The atmosphere was sombre as Plevneliev handed to GERB leader Boiko Borissov, at a ceremony on November 5, a mandate to seek to form a government.
At that point, outside the doors of the negotiating rooms and whatever private communications were passing among party leaders, there was no confirmation that the numbers in Parliament would add up to a vote of approval for the new cabinet.
While the constitution allows a seven-day deadline from the day that the mandate is offered, Borissov played brinkmanship, thundering in low tones that he would be back at the Presidency on November 6, either to inform the President that he had a cabinet deal in place or to hand back the mandate and precipitate the country on to the path towards early elections.
Plevneliev responded, “the coming days are days of compromises and leadership.”
Aware, like everyone else, that four-party negotiations were set to follow Borissov’s meeting with him, Plevneliev said, “it will become clear in the next hours whether the statements by the parties about a higher level of stability and the clear recognition of the voice of people from the vote will be met by concrete content”.
“I believe that the Bulgarian people do not want new elections, but a stable government,” Plevneliev said. (As one of the Bulgarian people, it is quite likely that Plevneliev was speaking about himself too.)

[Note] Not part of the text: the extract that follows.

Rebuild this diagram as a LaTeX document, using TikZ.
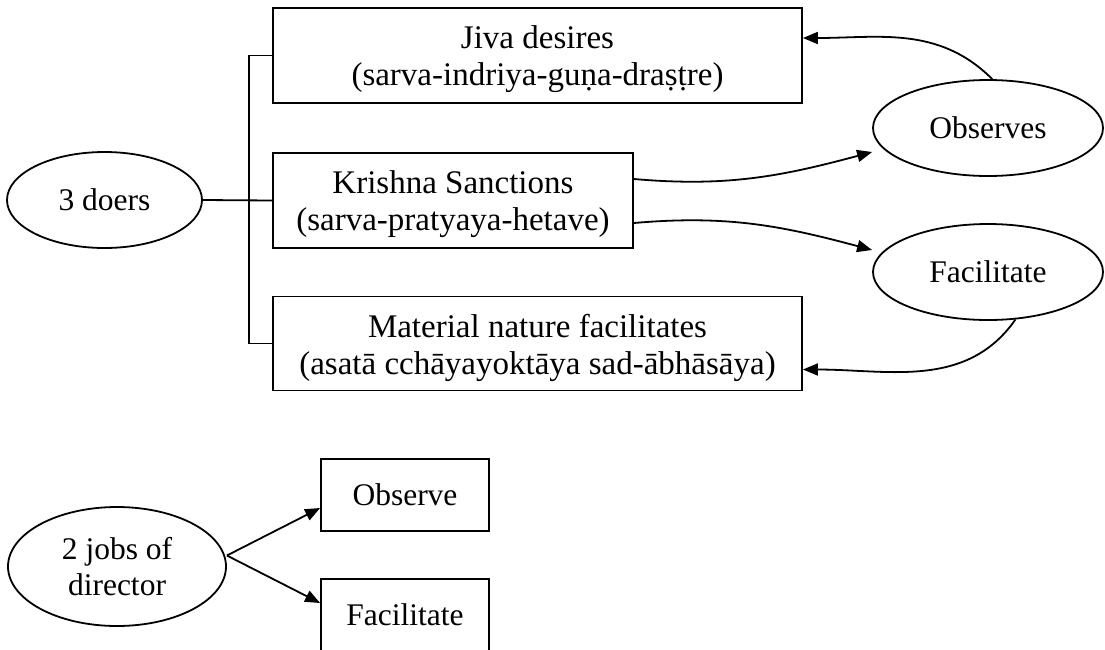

As he had promised, Borissov was back in Plevneliev’s presence on the afternoon of November 6, a trifle later than the scheduled time of 4pm, after earlier ceremonies of coalition-forming in the parliamentary building.
And it is thus, that when Plevneliev expressed thanks that there was a coalition to be put to Parliament that (at this writing, ahead of the November 7 vote) would have a sufficient majority, it seemed that Plevneliev was being quite sincere.
As the story of the 43rd National Assembly and of the second Borissov cabinet unfolds, it is quite likely that Plevneliev will be reiterating some of the messages to politicians that have become familiar from him. In turn, it is unlikely that he would have any desire to, once more, be in the middle of cheap political sniping, and certainly not in the middle of the task of appointing yet another caretaker cabinet.